I have a "shower thought" question...
There are many slice and string functions that return slices and strings. Some, like str::as_bytes
and OsStr::new
, are cheap conversions from one type to another. Others, like trim
and split_at
, return sub-slices and sub-strings of their input.
Is there any general guarantee that these functions will create their output from their input? Will they always return sub-slices and sub-strings of their input arguments? Or do they have the freedom to return equivalent objects not derived from their input—for example, returning references to static or interned values?
trim
pub fn trim(&self) -> &str
Returns a string slice with leading and trailing whitespace removed.
Can trimming a string that has no whitespace return a different string? Can this assertion fail?
let s = "foo";
assert_eq!(s.as_ptr(), s.trim().as_ptr());
I'm not saying it'd be a good idea, but would it be permissible for trim
to return a reference to a different interned "foo"
if it recognized that it had already trimmed that input before?
split_at
pub fn split_at(&self, mid: usize) -> (&[T], &[T])
Divides one slice into two at an index.
The wording strongly implies that the output slices are sub-slices of the input. Does splitting a slice always return sub-slices? Is it possible for the first assertion below to fail? Is the second assertion safe?
let s1 = &b"foo"[..];
let s2 = s1.split_at(0).0;
assert_eq!(s1.as_ptr(), s2.as_ptr());
assert_eq!(s1, unsafe { std::slice::from_raw_parts(s2.as_ptr(), s1.len()) });
Hypothetically, would it be legal for split_at
have an optimization like this at the top?
pub fn split_at(&self, mid: usize) -> (&[T], &[T]) {
if mid == 0 {
return (&[], self);
}
...
}
from_utf8_lossy
pub fn from_utf8_lossy(v: &[u8]) -> Cow<'_, str>
Converts a slice of bytes to a string, including invalid characters.
When converting bytes to a string, if the bytes are valid UTF-8, will the str
be created from the &[u8]
?
let s = "foo";
if let Cow::Borrowed(b) = String::from_utf8_lossy(s.as_bytes()) {
assert_eq!(s.as_ptr(), b.as_ptr());
}
It seems like it.
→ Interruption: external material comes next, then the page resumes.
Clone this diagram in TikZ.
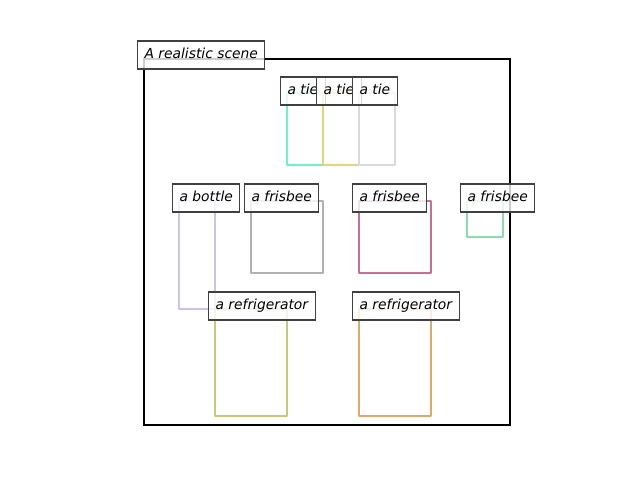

This test passes. But hang on—
If you change let s = "foo";
to let s = "";
it fails. Why? Because from_utf8_lossy
has a code path where it returns Cow::Borrowed("")
. You'll notice the ""
reference isn't derived from the input slice v
.
Is that a bug? Or is it acceptable behavior?
If it is acceptable, what does it say about the other cases above?